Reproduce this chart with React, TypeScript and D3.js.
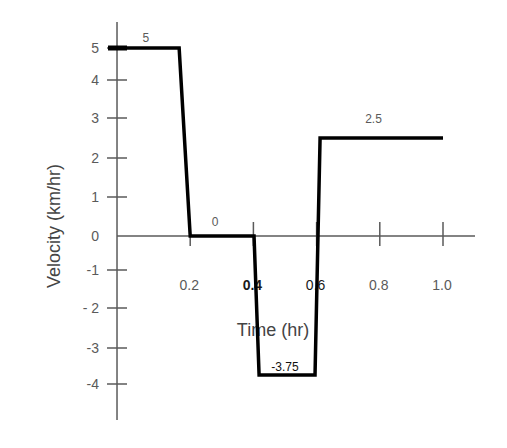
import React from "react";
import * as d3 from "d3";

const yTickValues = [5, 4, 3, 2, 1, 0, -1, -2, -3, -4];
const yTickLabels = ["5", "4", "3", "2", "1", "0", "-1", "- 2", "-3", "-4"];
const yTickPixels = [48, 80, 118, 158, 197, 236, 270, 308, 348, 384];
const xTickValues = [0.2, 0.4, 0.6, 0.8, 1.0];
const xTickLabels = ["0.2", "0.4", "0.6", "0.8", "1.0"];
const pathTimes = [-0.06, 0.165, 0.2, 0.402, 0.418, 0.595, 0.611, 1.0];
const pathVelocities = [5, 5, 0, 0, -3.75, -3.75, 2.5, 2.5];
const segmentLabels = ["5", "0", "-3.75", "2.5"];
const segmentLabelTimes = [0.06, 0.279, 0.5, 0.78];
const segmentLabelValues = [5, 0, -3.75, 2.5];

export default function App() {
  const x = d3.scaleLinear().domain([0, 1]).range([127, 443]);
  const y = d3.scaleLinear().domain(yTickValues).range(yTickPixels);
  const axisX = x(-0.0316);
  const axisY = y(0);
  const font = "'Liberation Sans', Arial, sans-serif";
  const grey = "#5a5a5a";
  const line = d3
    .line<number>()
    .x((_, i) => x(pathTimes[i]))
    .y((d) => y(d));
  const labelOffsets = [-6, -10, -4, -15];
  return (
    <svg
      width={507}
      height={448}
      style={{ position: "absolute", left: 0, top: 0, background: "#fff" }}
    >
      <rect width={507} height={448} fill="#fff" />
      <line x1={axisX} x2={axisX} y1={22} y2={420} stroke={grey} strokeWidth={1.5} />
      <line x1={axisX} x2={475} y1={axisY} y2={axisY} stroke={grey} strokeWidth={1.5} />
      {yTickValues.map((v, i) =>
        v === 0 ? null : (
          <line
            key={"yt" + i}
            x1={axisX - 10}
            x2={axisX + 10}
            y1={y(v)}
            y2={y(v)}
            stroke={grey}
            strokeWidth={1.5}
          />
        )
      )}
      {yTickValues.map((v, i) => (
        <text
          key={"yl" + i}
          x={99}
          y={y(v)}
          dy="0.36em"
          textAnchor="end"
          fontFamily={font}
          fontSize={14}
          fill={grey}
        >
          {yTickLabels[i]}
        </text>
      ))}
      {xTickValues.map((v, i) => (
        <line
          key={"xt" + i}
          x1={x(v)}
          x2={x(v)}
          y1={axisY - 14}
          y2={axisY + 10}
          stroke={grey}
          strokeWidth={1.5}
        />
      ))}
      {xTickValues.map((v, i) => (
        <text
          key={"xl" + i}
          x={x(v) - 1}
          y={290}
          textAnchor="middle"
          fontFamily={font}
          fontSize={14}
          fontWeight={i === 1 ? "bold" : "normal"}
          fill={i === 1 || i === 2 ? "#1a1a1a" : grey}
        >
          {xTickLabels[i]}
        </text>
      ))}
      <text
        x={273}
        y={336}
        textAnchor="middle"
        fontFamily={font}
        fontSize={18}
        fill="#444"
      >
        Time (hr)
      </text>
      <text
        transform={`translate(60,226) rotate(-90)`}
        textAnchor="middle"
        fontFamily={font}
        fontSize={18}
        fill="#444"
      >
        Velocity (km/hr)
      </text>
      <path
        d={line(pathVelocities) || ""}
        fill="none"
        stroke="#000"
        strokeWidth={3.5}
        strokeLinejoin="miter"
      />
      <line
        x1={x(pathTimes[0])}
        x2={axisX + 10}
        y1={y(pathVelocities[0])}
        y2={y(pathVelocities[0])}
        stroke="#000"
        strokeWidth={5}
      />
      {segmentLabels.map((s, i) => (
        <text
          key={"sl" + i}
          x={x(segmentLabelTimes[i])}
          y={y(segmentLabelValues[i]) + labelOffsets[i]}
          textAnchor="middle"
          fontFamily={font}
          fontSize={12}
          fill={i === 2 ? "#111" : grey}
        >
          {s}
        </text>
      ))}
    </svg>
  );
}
####
Begin at the first line of the material and copy each line exactly through the one containing "const segmentLabelValues = [5, 0, -3.75, 2.5];". Omit pictures.

> _Answer to this problem_
Reproduce this chart with React, TypeScript and D3.js.
import React from "react";
import * as d3 from "d3";

const yTickValues = [5, 4, 3, 2, 1, 0, -1, -2, -3, -4];
const yTickLabels = ["5", "4", "3", "2", "1", "0", "-1", "- 2", "-3", "-4"];
const yTickPixels = [48, 80, 118, 158, 197, 236, 270, 308, 348, 384];
const xTickValues = [0.2, 0.4, 0.6, 0.8, 1.0];
const xTickLabels = ["0.2", "0.4", "0.6", "0.8", "1.0"];
const pathTimes = [-0.06, 0.165, 0.2, 0.402, 0.418, 0.595, 0.611, 1.0];
const pathVelocities = [5, 5, 0, 0, -3.75, -3.75, 2.5, 2.5];
const segmentLabels = ["5", "0", "-3.75", "2.5"];
const segmentLabelTimes = [0.06, 0.279, 0.5, 0.78];
const segmentLabelValues = [5, 0, -3.75, 2.5];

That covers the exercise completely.